Dia bercerita bahwa pada 2019 lalu, SMK Tarunajaya pernah mendapat bantuan lima unit perangkat komputer. Disusun rapi di ruang guru dan siswa dapat menggunakannya.
Namun, itu tak berlangsung lama. Tak sampai satu minggu, lima unit perangkat komputer itu digondol maling. Sejak itu, SMK Tarunajaya belum kembali memiliki perangkat komputer.
"Jadi kalau di sini, bukan cuma fasilitas yang kurang, tetapi kita juga harus berurusan sama maling. Sudah mah kurang, eh kemalingan," ucap Aef.

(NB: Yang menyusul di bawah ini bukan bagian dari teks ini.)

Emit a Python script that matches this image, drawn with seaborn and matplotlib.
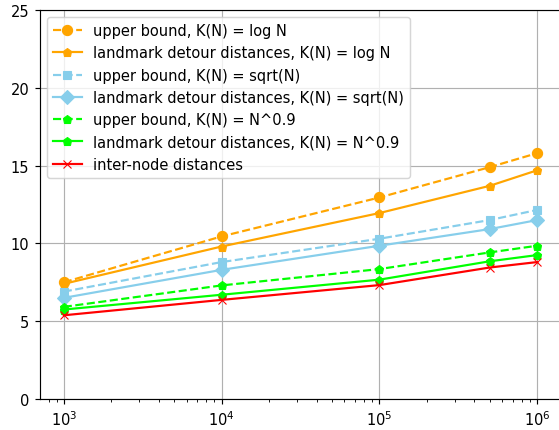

Aef kemudian mengeluhkan persoalan lain, yaitu kesejahteraan guru di SMK Tarunajaya. Dia mengatakan bahwa seluruh tenaga pengajar berstatus honorer.
Pendapatan mereka hanya bergantung dari Bantuan Operasional Sekolah (BOS) yang tentu tak seberapa. Kata Aef, para guru rata-rata hanya mendapat gaji bulanan yang jauh dari nominal upah minimum provinsi Jawa Barat.
Jika UMP Provinsi Jawa Barat sebesar Rp1,6 juta pada 2018 dan Rp1,8 juta pada 2020, para guru di SMK Tarunajaya hanya diberikan honor Rp300 ribu per bulan.
"Jadi ya, kita mengajar kalau ditanya kenapa, ya bukan karena gaji juga. Lebay-nya sih karena panggilan hati," kata Aef.
Aef paham tidak banyak yang bisa dilakukan. Baik untuk perbaikan kondisi SMK Tarunajaya mau pun kesejahteraannya. Meski demikian, harapan tetap ada meski tak muluk.
"
Sok atuh pemerintah teh dilihat bahwa masih ada sekolah yang enggak punya WC, enggak punya guru PNS, muridnya enggak tahu siapa wakil presiden dan siapa menteri pendidikan karena keterbatasan teknologi," kata dia.
Dia berharap pemerintah pusat dan daerah melihat lebih dekat kondisi sekolah di daerah pedalaman. Aef yakin banyak pula sekolah di daerah lain dengan kondisi lebih memprihatinkan dan perlu perhatian lebih dari pemangku kebijakan.
"Ya ke depan, maunya pemerintah itu lebih melihat pendidikan di pedalaman. Yakin saya, yang begini (sekolah SMK Taruna Jaya) bukan cuma di sini, tapi banyak," ucap Aef
"Bagaimana mau memajukan pendidikan dengan teknologi, kalau masih banyak sekolah yang justru tidak difasilitasi teknologi," tuturnya.